1. Acoger a Dios. Decimos del Espíritu Santo que es Dulce Huésped del alma. ¿Es eso así? El Señor es un caballero, está a la puerta y llama, no nos fuerza, espera que le dejemos entrar en nuestra vida y la transforme. El Señor nos ronda como un enamorado y ante esos requerimientos de amor, podemos darle paso y dejarnos querer por Él, o bien podemos darle la negativa por respuesta, porque no queremos cambiar nuestra vida, porque estamos cómodos alejados de Él. Si le decimos sí, entrará para cambiar nuestra forma de ver las cosas y transformará para bien nuestra vida. ¿Le daremos paso?

2. Vivir de Dios. Fiarse de Dios no es cualquier cosa, supone poner nuestra voluntad en sus manos para que Él tome la iniciativa. Pero no tiene por qué salir a la primera. San Agustín nos hablaba de dos amores que construían dos ciudades: “el amor propio hasta el desprecio de Dios, la ciudad terrena, y el amor de Dios hasta el desprecio de uno mismo, la ciudad celestial”. No lo olvides, esa batalla se libra a diario en nuestra alma. ¿Quieres que venza en ti el amor a Dios? Deja que Él te lleve de la mano, pero, al mismo tiempo, aparta de ti todo lo que fomente el pecado. La auténtica felicidad viene de Dios.

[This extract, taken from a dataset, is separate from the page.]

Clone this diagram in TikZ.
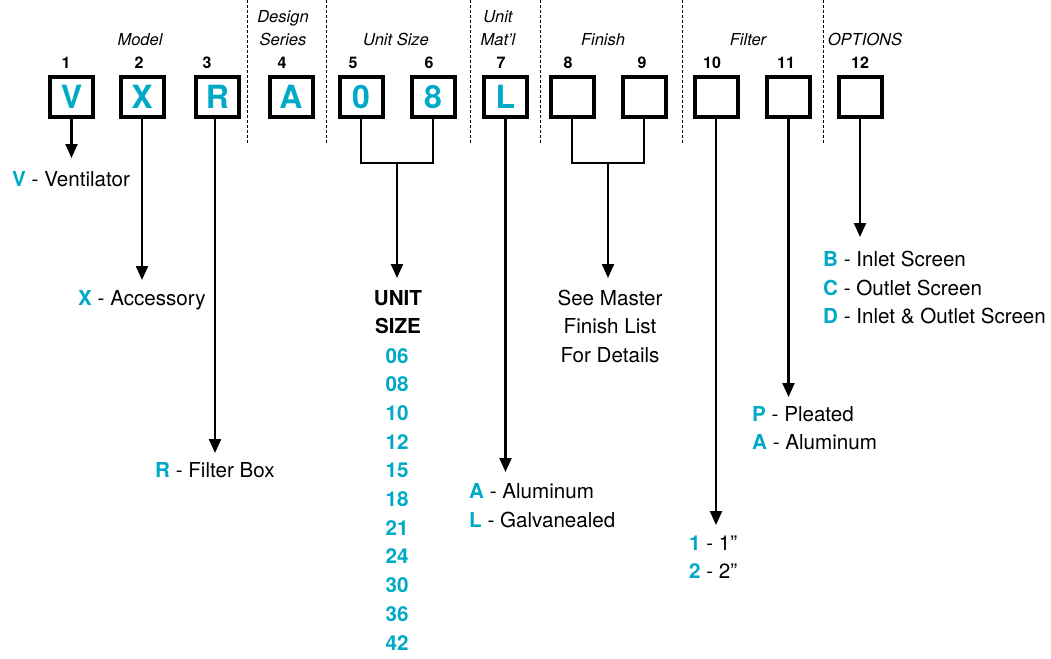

3. Regalar a Dios. Cuando vivimos de Dios notamos muy dentro esa paz que no da el mundo, ni las cosas del mundo. No olvidemos que eso implica apostar por Dios y tenerlo como nuestro motor. ¿Cómo? a través de la oración y los sacramentos, la Comunión en la Santa Misa, la Confesión. Solo así bien unidos a Dios podemos crecer como hijos. Esa unión con Dios nos dará ese gozo interior que no es para quedárselo uno egoístamente. Pero no nos apropiemos de un don tan grande. Estar llenos de Él para darlo a manos llenas a los demás. Es lo que necesita el mundo. No le privemos de ese regalo.

Hemos celebrado a la Virgen del Carmen, que ella sea la que nos guíe en las tormentas del mundo.